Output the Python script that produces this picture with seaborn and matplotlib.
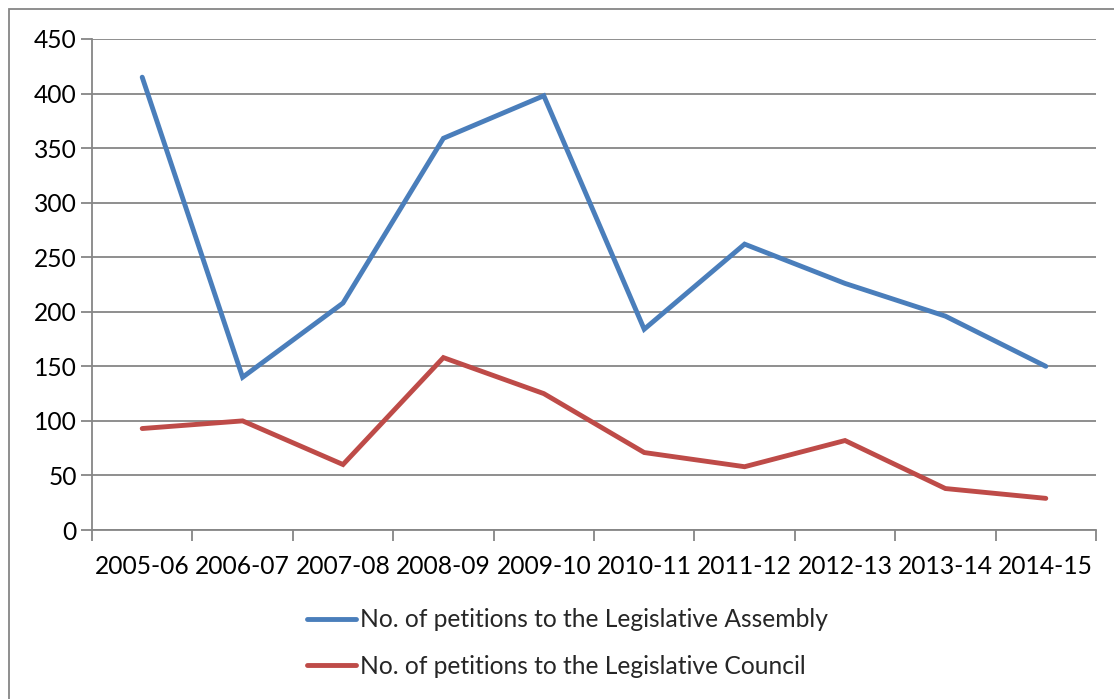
import matplotlib
matplotlib.use("Agg")
import matplotlib.pyplot as plt
import seaborn as sns
import pandas as pd
import numpy as np
from matplotlib.patches import Rectangle
from matplotlib.lines import Line2D

years = ["2005-06", "2006-07", "2007-08", "2008-09", "2009-10",
         "2010-11", "2011-12", "2012-13", "2013-14", "2014-15"]
assembly = [415, 140, 208, 359, 398, 184, 262, 226, 196, 150]
council = [93, 100, 60, 158, 125, 71, 58, 82, 38, 29]
series_names = ["No. of petitions to the Legislative Assembly",
                "No. of petitions to the Legislative Council"]
yticks = [0, 50, 100, 150, 200, 250, 300, 350, 400, 450]

df = pd.DataFrame({
    "year": years * 2,
    "value": assembly + council,
    "series": [series_names[0]] * len(years) + [series_names[1]] * len(years),
})

sns.set_theme(style="white")
plt.rcParams["font.family"] = ["Lato", "DejaVu Sans"]

fig = plt.figure(figsize=(11.14, 6.99), dpi=100)
ax = fig.add_axes([92 / 1114, 1 - 530 / 699, (1096 - 92) / 1114, (530 - 39) / 699])

palette = {series_names[0]: "#4A7EBB", series_names[1]: "#BE4B48"}
LW = 3.5
sns.lineplot(data=df, x="year", y="value", hue="series", palette=palette,
             linewidth=LW, ax=ax, legend=False, sort=False)
for ln in ax.lines:
    ln.set_solid_capstyle("round")
    ln.set_solid_joinstyle("miter")

ax.set_xlim(-0.5, len(years) - 0.5)
ax.set_ylim(0, 450)
ax.set_yticks(yticks)
ax.set_yticklabels([str(t) for t in yticks])
ax.yaxis.grid(True, color="#868686", linewidth=1.3)
ax.set_axisbelow(True)
ax.set_xlabel("")
ax.set_ylabel("")

FS = 17.7
ax.set_xticks(range(len(years)))
ax.set_xticklabels(years)
ax.set_xticks(np.arange(-0.5, len(years), 1.0), minor=True)
ax.tick_params(axis="x", which="major", bottom=True, length=0, pad=18,
               labelsize=FS, labelcolor="black")
ax.tick_params(axis="x", which="minor", bottom=True, length=8, width=1.3,
               color="#868686", direction="out")
ax.tick_params(axis="y", which="major", left=True, length=8, width=1.3,
               color="#868686", direction="out", labelsize=FS, pad=3,
               labelcolor="black")

for side in ["top", "right"]:
    ax.spines[side].set_visible(False)
for side in ["left", "bottom"]:
    ax.spines[side].set_color("#868686")
    ax.spines[side].set_linewidth(1.3)

handles = [Line2D([0], [0], color=palette[n], linewidth=LW, solid_capstyle="round")
           for n in series_names]
fig.legend(handles, series_names, loc="center left",
           bbox_to_anchor=(307 / 1114, 1 - 643 / 699), frameon=False,
           fontsize=FS, handlelength=2.0, handletextpad=0.15,
           labelspacing=0.95, borderaxespad=0, borderpad=0)

fig.patches.append(Rectangle((9 / 1114, -0.05), 1.2, 1 - 9 / 699 + 0.05,
                             transform=fig.transFigure, fill=False,
                             edgecolor="#868686", linewidth=1.3))

fig.savefig("out.png", dpi=100, facecolor="white")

^^^^^^^^

Leave the pictures out and reproduce exactly the lines from the top of the listing above through the line with "from matplotlib.lines import Line2D".

▶ **The answer**
Output the Python script that produces this picture with seaborn and matplotlib.
import matplotlib
matplotlib.use("Agg")
import matplotlib.pyplot as plt
import seaborn as sns
import pandas as pd
import numpy as np
from matplotlib.patches import Rectangle
from matplotlib.lines import Line2D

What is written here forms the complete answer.